A controversial renovation is going forward in Central Park. On Monday, the city's Public Design Commission approved a $1.4 million redesign of Cherry Hill, the lakeside concourse and fountain near 72nd St.
The project, first proposed this past Spring, hopes to correct the awkward traffic between pedestrians, horse-drawn carriages and pedi-cabs around the concourse. The concourse is popular with tourists for its classic vista of the city skyline towering over the Central Park lake.
“Right now, it’s like a human game of frogger,” said Dina Libner, a spokesperson for the Central Park Conservancy. “It’s dangerous and inconvenient for pedestrians.”
The current design has a largely unused central paved circle around the fountain, which is surrounded by an elevated brick circle used by horses and pedi-cabs. The new design will pave over the brick circle, make a single area for horses, and create a new pedestrian path with landscaping around the perimeter.
Cherry Hill has gone through several changes over the last century. Although intended as a scenic turnaround for carriages, by the mid-20th century it had become essentially a parking lot. In the 1980s, park officials sought to invigorate the area by creating the design that is currently in place.
According to Libner, the park's original architects would have approved of the new design.
“The way the concourse had developed in terms of design had really become a departure of [Frederick Law] Olmsted and Vaux’s original intentions, which was to be a way for carriages and pedestrians to view and interact with the lake,” said Libner.

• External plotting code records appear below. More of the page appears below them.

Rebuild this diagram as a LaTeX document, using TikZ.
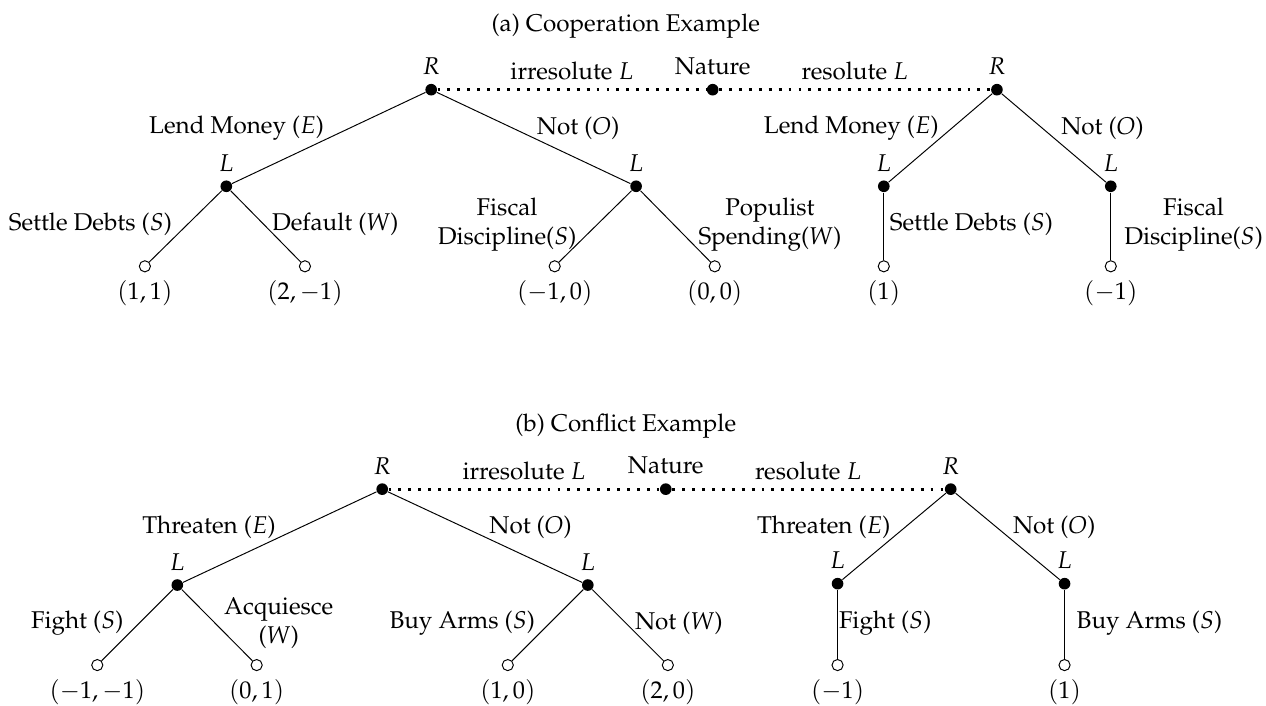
\documentclass[tikz,border=0pt]{standalone}
\usepackage[T1]{fontenc}
\usepackage{mathpazo}

\tikzset{
  dec/.style={circle, fill=black, inner sep=0pt, minimum size=4.8pt},
  term/.style={circle, draw=black, fill=white, inner sep=0pt, minimum size=4.6pt},
  info/.style={line width=1.2pt, dash pattern=on 1.2pt off 2.9pt},
}

\begin{document}
\begin{tikzpicture}

    \useasboundingbox (0,0) rectangle (18.35,-10.22);

    %% (a) Cooperation Example
    \node (aTitle) at (9.07,-0.38) {(a) Cooperation Example};

    % Nature and R
    \node[dec, label=above:$R$] (aR1) at (6.25,-1.30) {};
    \node[dec, label=above:Nature] (aN) at (10.33,-1.30) {};
    \node[dec, label=above:$R$] (aR2) at (14.45,-1.30) {};
    \draw[info] (aR1) -- node[above] {irresolute $L$} (aN);
    \draw[info] (aN) -- node[above] {resolute $L$} (aR2);

    % L moves
    \node[dec, label=above:$L$] (aL1) at (3.28,-2.70) {};
    \node[dec, label=above:$L$] (aL2) at (9.22,-2.70) {};
    \node[dec, label=above:$L$] (aL3) at (12.81,-2.70) {};
    \node[dec, label=above:$L$] (aL4) at (16.10,-2.70) {};
    \draw (aR1) -- (aL1);
    \draw (aR1) -- (aL2);
    \draw (aR2) -- (aL3);
    \draw (aR2) -- (aL4);
    \node (aE1) at (3.43,-1.86) {Lend Money ($E$)};
    \node (aO1) at (8.38,-1.86) {Not ($O$)};
    \node (aE2) at (12.34,-1.86) {Lend Money ($E$)};
    \node (aO2) at (15.98,-1.86) {Not ($O$)};

    % Payoffs
    \node[term, label={below:$(1,1)$}] (aT1) at (2.10,-3.86) {};
    \node[term, label={below:$(2,-1)$}] (aT2) at (4.42,-3.86) {};
    \node[term, label={below:$(-1,0)$}] (aT3) at (8.04,-3.86) {};
    \node[term, label={below:$(0,0)$}] (aT4) at (10.36,-3.86) {};
    \node[term, label={below:$(1)$}] (aT5) at (12.81,-3.86) {};
    \node[term, label={below:$(-1)$}] (aT6) at (16.10,-3.86) {};
    \draw (aL1) -- (aT1);
    \draw (aL1) -- (aT2);
    \draw (aL2) -- (aT3);
    \draw (aL2) -- (aT4);
    \draw (aL3) -- (aT5);
    \draw (aL4) -- (aT6);
    \node (aS1) at (1.31,-3.25) {Settle Debts ($S$)};
    \node (aW1) at (4.86,-3.25) {Default ($W$)};
    \node[align=center] (aS2) at (7.35,-3.25) {Fiscal\\Discipline($S$)};
    \node[align=center] (aW2) at (11.16,-3.25) {Populist\\Spending($W$)};
    \node (aS3) at (14.08,-3.25) {Settle Debts ($S$)};
    \node[align=center] (aS4) at (17.30,-3.25) {Fiscal\\Discipline($S$)};

    %% (b) Conflict Example
    \node (bTitle) at (9.07,-6.17) {(b) Conflict Example};

    % Nature and R
    \node[dec, label=above:$R$] (bR1) at (5.54,-7.09) {};
    \node[dec, label=above:Nature] (bN) at (9.65,-7.09) {};
    \node[dec, label=above:$R$] (bR2) at (13.78,-7.09) {};
    \draw[info] (bR1) -- node[above] {irresolute $L$} (bN);
    \draw[info] (bN) -- node[above] {resolute $L$} (bR2);

    % L moves
    \node[dec, label=above:$L$] (bL1) at (2.57,-8.48) {};
    \node[dec, label=above:$L$] (bL2) at (8.52,-8.48) {};
    \node[dec, label=above:$L$] (bL3) at (12.14,-8.46) {};
    \node[dec, label=above:$L$] (bL4) at (15.43,-8.46) {};
    \draw (bR1) -- (bL1);
    \draw (bR1) -- (bL2);
    \draw (bR2) -- (bL3);
    \draw (bR2) -- (bL4);
    \node (bE1) at (3.03,-7.64) {Threaten ($E$)};
    \node (bO1) at (7.69,-7.64) {Not ($O$)};
    \node (bE2) at (11.94,-7.64) {Threaten ($E$)};
    \node (bO2) at (15.28,-7.64) {Not ($O$)};

    % Payoffs
    \node[term, label={below:$(-1,-1)$}] (bT1) at (1.41,-9.64) {};
    \node[term, label={below:$(0,1)$}] (bT2) at (3.72,-9.64) {};
    \node[term, label={below:$(1,0)$}] (bT3) at (7.36,-9.64) {};
    \node[term, label={below:$(2,0)$}] (bT4) at (9.68,-9.64) {};
    \node[term, label={below:$(-1)$}] (bT5) at (12.14,-9.64) {};
    \node[term, label={below:$(1)$}] (bT6) at (15.43,-9.64) {};
    \draw (bL1) -- (bT1);
    \draw (bL1) -- (bT2);
    \draw (bL2) -- (bT3);
    \draw (bL2) -- (bT4);
    \draw (bL3) -- (bT5);
    \draw (bL4) -- (bT6);
    \node (bS1) at (1.12,-9.03) {Fight ($S$)};
    \node[align=center] (bW1) at (4.04,-9.03) {Acquiesce\\($W$)};
    \node (bS2) at (6.70,-9.03) {Buy Arms ($S$)};
    \node (bW2) at (9.84,-9.03) {Not ($W$)};
    \node (bS3) at (12.83,-9.03) {Fight ($S$)};
    \node (bS4) at (16.66,-9.03) {Buy Arms ($S$)};

\end{tikzpicture}
\end{document}
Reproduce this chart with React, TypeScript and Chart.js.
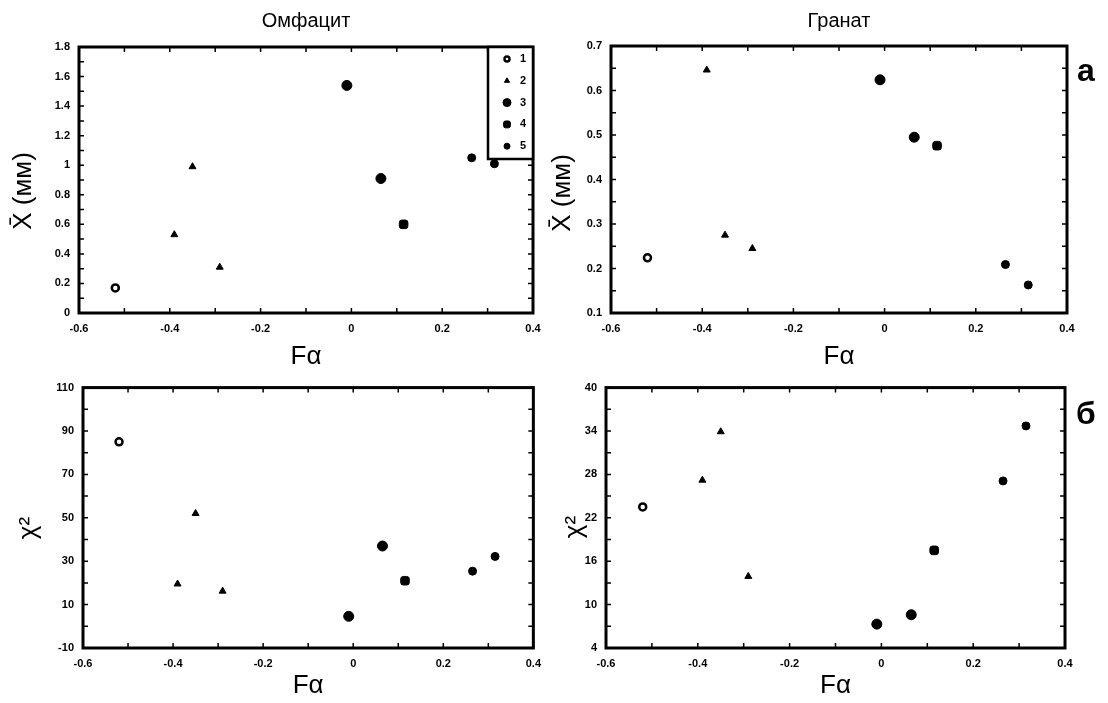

In the mid-20th century, Cherry Hill became a glorified parking lot. (Photo courtesy of the Central Park Conservancy)
To date, several uptown preservation groups have voiced opposition to the project. Cristiana Peña, of the Upper West Side group Landmark West, believes the new design harkens back to the parking lot days of yore. She says the current design works and there’s no reason to mess with it.
“We look at all the layers of history in Central Park," said Peña. “One really builds on the richness of the next. Central Park was planned in the 1870s by Olmsted and over the decades has changed to reflect the changing recreational needs of New Yorkers. We view the current Cherry Hill as an important layer in that overall history.”
Peña points out that the redesign plan came suspiciously at the same time as the city's Department of Parks and Recreation sent out a call for food trucks to apply for permits to sell healthy food items in the concourse.
“It gives the public the impression that the concourse is valued more as a parking location — as a vehicular space — then as an opportunity for people to pass through and enjoy the vistas as was intended,” said Peña.
The Central Park Conservancy says the timing of the food truck permitting call-out was coincidental.
“Our proposal wasn’t meant to accommodate any vendors currently or in the future,” said Libner, the Conservancy spokesperson. No vending permits have been granted by the parks department so far.
The Conservancy hopes to begin construction on Cherry Hill this fall, and to complete the renovation by next summer. A contractor has not yet been chosen for the work.